That's exactly what I'm saying. These are medical professionals and they have a responsibility to the people that they are caring for. To simple think that we should ignore that aspect of this story is only looking at it from one side.
 
I agree with the general consensus that it is a self inflicted injury. the drunk has only himself to blame for his actions.

But on the other hand that does not make an excuse for the four emergency medical workers. In such a profession the safety of the patient must be seen as a necessity of the job both as a morality of the nature of the work as well as having a legal status as a required obligation. By allowing a drunk to exit a van that was moving instead of stopping when his intentions became clear to even open the doors of the van let alone have time to jump out.

Why did the van driver hopefully sober, quick of reaction, thought and aware of his surroundings as a driver not attempt to stop before a man so drunk and disorganised manage to exit the van?. Why instead did he continue to...." In an ambulance speeding through Staten Island,"

His first duty should be to the safety of the patient in the van not the time it takes him to deliver another person to a hospital.
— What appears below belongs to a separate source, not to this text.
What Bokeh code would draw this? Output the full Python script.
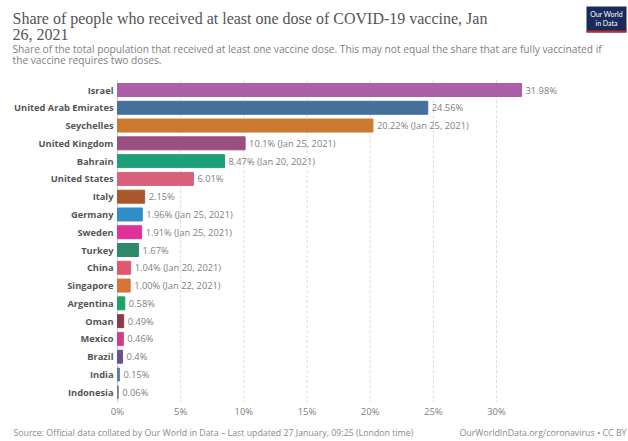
from bokeh.plotting import figure
from bokeh.models import ColumnDataSource, Range1d
from bokeh.core.properties import value
from bokeh.embed import file_html
from bokeh.resources import INLINE

countries = ["Israel", "United Arab Emirates", "Seychelles", "United Kingdom", "Bahrain",
             "United States", "Italy", "Germany", "Sweden", "Turkey", "China", "Singapore",
             "Argentina", "Oman", "Mexico", "Brazil", "India", "Indonesia"]
shares = [31.98, 24.56, 20.22, 10.1, 8.47, 6.01, 2.15, 1.96, 1.91, 1.67, 1.04, 1.00,
          0.58, 0.49, 0.46, 0.4, 0.15, 0.06]
share_text = ["31.98%", "24.56%", "20.22%", "10.1%", "8.47%", "6.01%", "2.15%", "1.96%",
              "1.91%", "1.67%", "1.04%", "1.00%", "0.58%", "0.49%", "0.46%", "0.4%",
              "0.15%", "0.06%"]
dates = ["", "", "Jan 25, 2021", "Jan 25, 2021", "Jan 20, 2021", "", "", "Jan 25, 2021",
         "Jan 25, 2021", "", "Jan 20, 2021", "Jan 22, 2021", "", "", "", "", "", ""]
colors = ["#ad5ea8", "#45709c", "#c97a2f", "#99507f", "#1f9e7a", "#d9607a", "#a8582b",
          "#2f8dc8", "#e0339a", "#2e8a6b", "#e2576b", "#d6743a", "#20a06a", "#8a3c4b",
          "#d33d88", "#6b4f94", "#5a7bb0", "#7a7a9a"]
x_ticks = [0, 5, 10, 15, 20, 25, 30]
x_tick_labels = ["0%", "5%", "10%", "15%", "20%", "25%", "30%"]

title_lines = ["Share of people who received at least one dose of COVID-19 vaccine, Jan",
               "26, 2021"]
subtitle_lines = ["Share of the total population that received at least one vaccine dose. "
                  "This may not equal the share that are fully vaccinated if",
                  "the vaccine requires two doses."]
source_text = ("Source: Official data collated by Our World in Data – Last updated "
               "27 January, 09:25 (London time)")
url_text = "OurWorldInData.org/coronavirus • CC BY"

labels = [t + (" (" + d + ")" if d else "") for t, d in zip(share_text, dates)]
rows = list(range(len(countries)))

# canvas geometry (pixels)
W, H = 628, 441
X0, XS = 117.0, (496.0 - 117.0) / 30.0   # canvas x of 0 %, px per %
Y0, YS = 89.5, 17.78                      # canvas y of first row centre, px per row
FONT = "Open Sans"


def dx(cx):
    return (cx - X0) / XS


def dy(cy):
    return (cy - Y0) / YS


p = figure(width=W, height=H, output_backend="svg", toolbar_location=None,
           x_range=Range1d(dx(0), dx(W)), y_range=Range1d(dy(H), dy(0)),
           min_border=0)
p.axis.visible = False
p.grid.visible = False
p.outline_line_color = None
p.background_fill_color = "white"
p.border_fill_color = "white"

src = ColumnDataSource(dict(row=rows, country=countries, share=shares, label=labels,
                            color=colors))

# grid lines
n = len(countries)
p.segment(x0=x_ticks[1:], x1=x_ticks[1:], y0=-0.55, y1=n - 0.45,
          line_color="#dddddd", line_dash="3 2", line_width=1)
p.segment(x0=[0], x1=[0], y0=-0.55, y1=n - 0.45, line_color="#cccccc", line_width=1)

# bars
p.hbar(y="row", right="share", left=0, height=0.73, color="color", source=src)

# bar labels
p.text(x="share", y="row", text="label", source=src, x_offset=4,
       text_baseline="middle", text_align="left", text_font_size="9.3px",
       text_color="#808080", text_font=value(FONT))
# category labels
p.text(x=0, y="row", text="country", source=src, x_offset=-4,
       text_baseline="middle", text_align="right", text_font_size="9.3px",
       text_font_style="bold", text_color="#555555", text_font=value(FONT))
# x tick labels
p.text(x=x_ticks, y=[dy(411)] * len(x_ticks), text=x_tick_labels,
       text_baseline="middle", text_align="center", text_font_size="9.5px",
       text_color="#808080", text_font=value(FONT))

# header
p.text(x=[dx(12)] * 2, y=[dy(18), dy(34)], text=title_lines, text_baseline="middle",
       text_align="left", text_font_size="16px", text_color="#555555",
       text_font=value("Liberation Serif"))
p.text(x=[dx(12)] * 2, y=[dy(48.5), dy(59.5)], text=subtitle_lines,
       text_baseline="middle", text_align="left", text_font_size="10.2px",
       text_color="#808080", text_font=value(FONT))
# footer
p.text(x=[dx(13)], y=[dy(432)], text=[source_text], text_baseline="middle",
       text_align="left", text_font_size="8.8px", text_color="#8a8a8a",
       text_font=value(FONT))
p.text(x=[dx(626)], y=[dy(432)], text=[url_text], text_baseline="middle",
       text_align="right", text_font_size="8.8px", text_color="#8a8a8a",
       text_font=value(FONT))

# logo
p.quad(left=[dx(586)], right=[dx(626)], top=[dy(6)], bottom=[dy(32)],
       fill_color="#1a2a5a", line_color=None)
p.quad(left=[dx(586)], right=[dx(626)], top=[dy(30)], bottom=[dy(32)],
       fill_color="#ce261e", line_color=None)
p.text(x=[dx(606)] * 2, y=[dy(13.5), dy(22)], text=["Our World", "in Data"],
       text_baseline="middle", text_align="center", text_font_size="7px",
       text_color="#ffffff", text_font=value("Lato"))

open("out.html", "w").write(file_html(p, INLINE))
The other three are also culpable as they should have had quicker reaction times than a man so drunk he would walk out of a moving van. Even if they failed to do anything to physically restrain him they could have warned the driver to stop.

There is a divider between the drivers compartment and the back.

I wouldn't think the driver even knew what was happening and even if he did, I doubt he could have reacted in time.
 
There is a divider between the drivers compartment and the back.

I wouldn't think the driver even knew what was happening and even if he did, I doubt he could have reacted in time.

That would be for a jury to decide. They would have more facts . Where as all we have is a badly written article in which no attempt to stop the van was made or even slow it down.